The root cause is a mechanism called self-attention, which allows a model to consider every previously generated token when producing the next one. This is powerful for quality but expensive at scale. The memory structure that stores these computations — known as the KV cache — expands with every additional audio token generated, meaning longer speech outputs consume disproportionately more memory and take longer to process per step.

WAND addresses this by splitting the attention mechanism into two distinct components. The first is persistent global attention, which keeps the model connected to the original conditioning tokens — the text input and speaker characteristics that define what the model is supposed to say and how. The second is local sliding-window attention, which limits how far back the model looks when generating new audio tokens, focusing only on a recent window rather than the entire history.

The framework achieves up to 66.2% KV cache memory reduction and length-invariant, near-constant per-step latency across three modern AR-TTS models.

This combination preserves the contextual information that matters most — the source text and voice style — while eliminating the expensive, and arguably redundant, long-range dependencies within the generated audio sequence itself.

Teaching an Efficient Model From a More Capable One

Adapting a pretrained model to use windowed attention is not straightforward. Simply swapping the attention type and retraining tends to destabilise the model, producing degraded audio quality. The WAND team tackles this with two complementary techniques.

The first is curriculum learning: rather than immediately restricting the model to a narrow attention window, training progressively tightens the window over time, allowing the model to gradually adjust. This staged approach — moving from wide to narrow attention — stabilises the fine-tuning process and prevents the quality degradation that blunt architectural changes can cause.

The second technique is knowledge distillation, where the efficient WAND model learns by mimicking the outputs of the original, full-attention model — referred to as the "teacher." The student model is trained to reproduce the teacher's behaviour, recovering synthesis quality that might otherwise be lost in the transition to windowed attention. The researchers report that this distillation process achieves high quality with strong data efficiency, meaning it does not require enormous additional datasets to work.

Tested Across Three Speech Models

The framework was evaluated on three modern autoregressive TTS models, though the paper does not name all of them explicitly in the abstract. Across these systems, WAND consistently preserved the original audio quality while delivering the memory savings and latency benefits. Critically, per-step latency becomes length-invariant — meaning the time taken to generate each audio token does not increase as the output grows longer. This is a qualitative shift from current behaviour, where longer outputs slow the system down at an accelerating rate.

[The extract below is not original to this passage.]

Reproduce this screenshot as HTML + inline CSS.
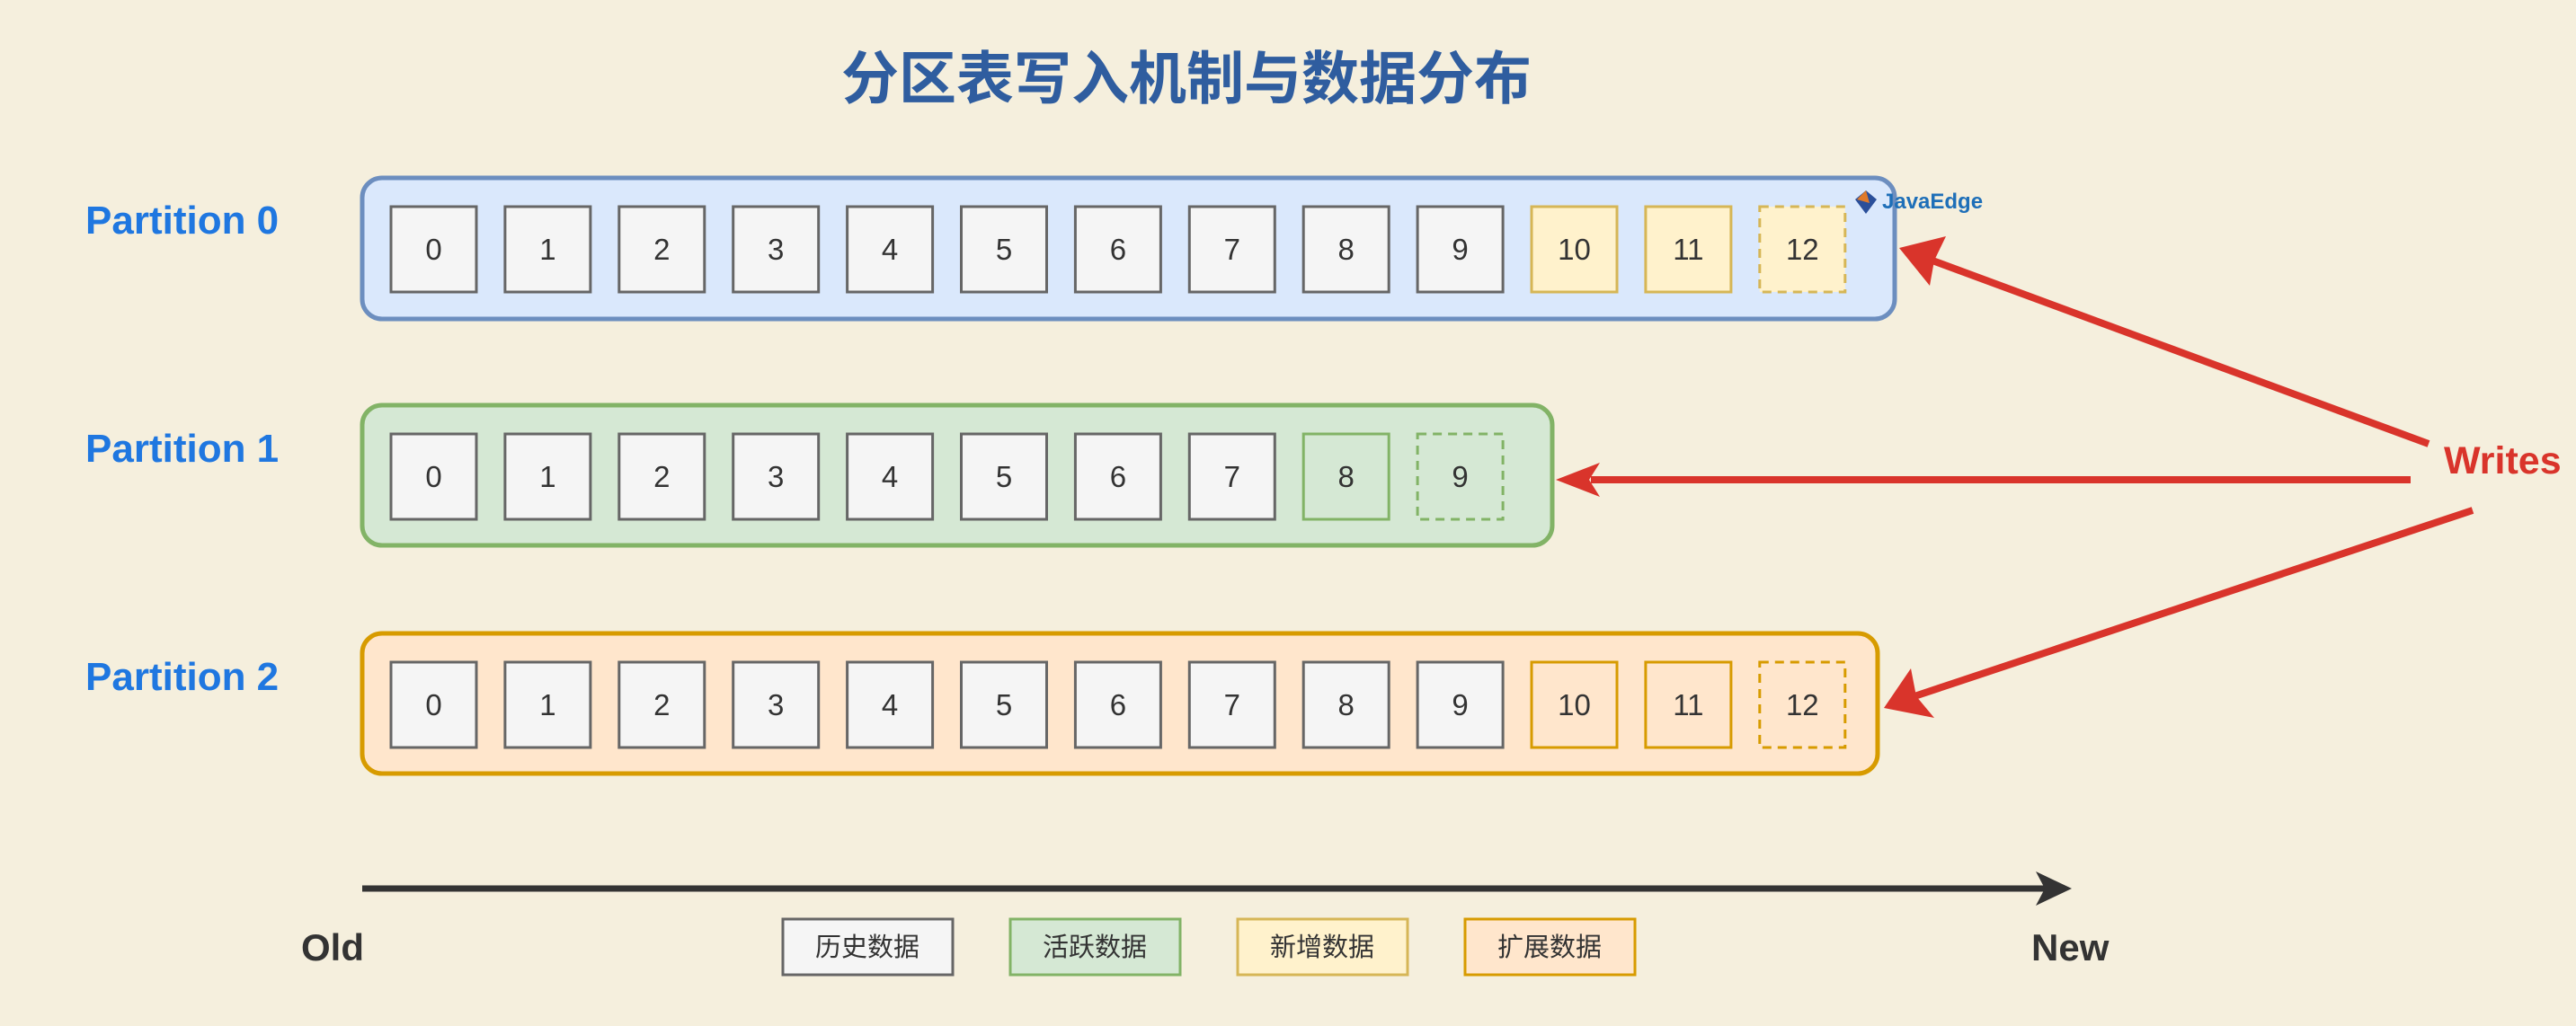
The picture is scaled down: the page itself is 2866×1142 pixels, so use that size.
<!DOCTYPE html>
<html><head><meta charset="utf-8"><style>
html,body{margin:0;padding:0;background:#f5efdd;}
svg{display:block}
text{font-family:"Liberation Sans","Noto Sans CJK SC",sans-serif;}
</style></head><body>
<svg width="2866" height="1142" viewBox="0 0 2866 1142" xmlns="http://www.w3.org/2000/svg">
<rect width="2866" height="1142" fill="#f5efdd"/>
<text x="1320" y="110" text-anchor="middle" font-size="64" font-weight="bold" fill="#2f5d9f" font-family="'Liberation Sans','Noto Sans CJK SC',sans-serif">分区表写入机制与数据分布</text>

<g font-size="44" font-weight="bold" fill="#1f77e0">
<text x="95" y="260">Partition 0</text>
<text x="95" y="514">Partition 1</text>
<text x="95" y="768">Partition 2</text>
</g>

<rect x="403" y="198" width="1705" height="157" rx="22" fill="#dae8fc" stroke="#6c8ebf" stroke-width="5"/>
<rect x="403" y="451" width="1324" height="156" rx="22" fill="#d5e8d4" stroke="#82b366" stroke-width="5"/>
<rect x="403" y="705" width="1686" height="156" rx="22" fill="#ffe6cc" stroke="#d79b00" stroke-width="5"/>

<g id="boxes" font-size="33" fill="#333" text-anchor="middle">
</g>
<script>
(function(){
var g=document.getElementById('boxes');var ns='http://www.w3.org/2000/svg';
function box(i,y,f,s,dash){var x=435+i*126.9;var r=document.createElementNS(ns,'rect');
r.setAttribute('x',x);r.setAttribute('y',y);r.setAttribute('width',95);r.setAttribute('height',95);
r.setAttribute('fill',f);r.setAttribute('stroke',s);r.setAttribute('stroke-width',3);
if(dash)r.setAttribute('stroke-dasharray','10 7');g.appendChild(r);
var t=document.createElementNS(ns,'text');t.setAttribute('x',x+47.5);t.setAttribute('y',y+59);t.textContent=i;t.setAttribute('fill','#333');g.appendChild(t);}
var G=['#f5f5f5','#666666'],Y=['#fff2cc','#d6b656'],Gr=['#d5e8d4','#82b366'],O=['#ffe6cc','#d79b00'];
for(var i=0;i<13;i++){var c=i<10?G:Y;box(i,230,c[0],c[1],i==12);}
for(var i=0;i<10;i++){var c=i<8?G:Gr;box(i,483,c[0],c[1],i==9);}
for(var i=0;i<13;i++){var c=i<10?G:O;box(i,737,c[0],c[1],i==12);}
})();
</script>

<g>
<polygon points="2076,212 2088,222 2076,238 2064,222" fill="#2a4f9a"/>
<polygon points="2066,222 2076,212 2080,226" fill="#e07a2a"/>
<text x="2094" y="232" font-size="24" font-weight="bold" fill="#1e6fb8">JavaEdge</text>
</g>

<g stroke="#d9342b" stroke-width="8" fill="none">
<line x1="2702" y1="494" x2="2150" y2="290"/>
<line x1="2682" y1="534" x2="1770" y2="534"/>
<line x1="2751" y1="568" x2="2130" y2="775"/>
</g>
<g fill="#d9342b">
<polygon points="2113,276 2165,263 2152,290 2147,318"/>
<polygon points="1731,534 1780,515 1768,534 1780,553"/>
<polygon points="2096,788 2126,744 2132,775 2152,799"/>
</g>
<text x="2719" y="527" font-size="43" font-weight="bold" fill="#d9342b">Writes</text>

<line x1="403" y1="989" x2="2275" y2="989" stroke="#333" stroke-width="7"/>
<polygon points="2305,989 2265,970 2275,989 2265,1008" fill="#333"/>
<text x="335" y="1069" font-size="42" font-weight="bold" fill="#333">Old</text>
<text x="2260" y="1069" font-size="42" font-weight="bold" fill="#333">New</text>

<g font-size="29" fill="#333" text-anchor="middle">
<rect x="871" y="1023" width="189" height="62" fill="#f5f5f5" stroke="#666666" stroke-width="3"/>
<text x="965" y="1064">历史数据</text>
<rect x="1124" y="1023" width="189" height="62" fill="#d5e8d4" stroke="#82b366" stroke-width="3"/>
<text x="1218" y="1064">活跃数据</text>
<rect x="1377" y="1023" width="189" height="62" fill="#fff2cc" stroke="#d6b656" stroke-width="3"/>
<text x="1471" y="1064">新增数据</text>
<rect x="1630" y="1023" width="189" height="62" fill="#ffe6cc" stroke="#d79b00" stroke-width="3"/>
<text x="1724" y="1064">扩展数据</text>
</g>
</svg>
</body></html>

These benchmarks are reported by the researchers themselves and have not yet undergone independent peer review, as the paper is a preprint posted to ArXiv.

Practical Implications for Speech Deployment

The significance of near-constant latency extends beyond academic benchmarks. Streaming text-to-speech applications — such as voice assistants, real-time narration tools, or accessibility software — are particularly sensitive to per-token generation speed. A system that slows down mid-sentence as it processes longer context is a system that stutters. WAND's windowed approach removes that dependency, making performance predictable regardless of how long the spoken output becomes.

Memory reduction matters equally for deployment on edge devices — smartphones, hearing aids, embedded systems — where RAM is constrained and running a full-attention TTS model may simply be impractical. A 66.2% reduction in KV cache memory could make the difference between a model fitting on a device or not.

The knowledge distillation component also has a practical upside: organisations that have already trained high-quality TTS models can use those existing models as teachers to produce efficient WAND variants, without rebuilding from scratch or assembling large new training datasets.

What This Means

WAND offers a tested route to deploying high-fidelity text-to-speech AI in environments where memory and latency constraints have previously made it impractical — potentially broadening access to quality voice synthesis across consumer devices and real-time applications.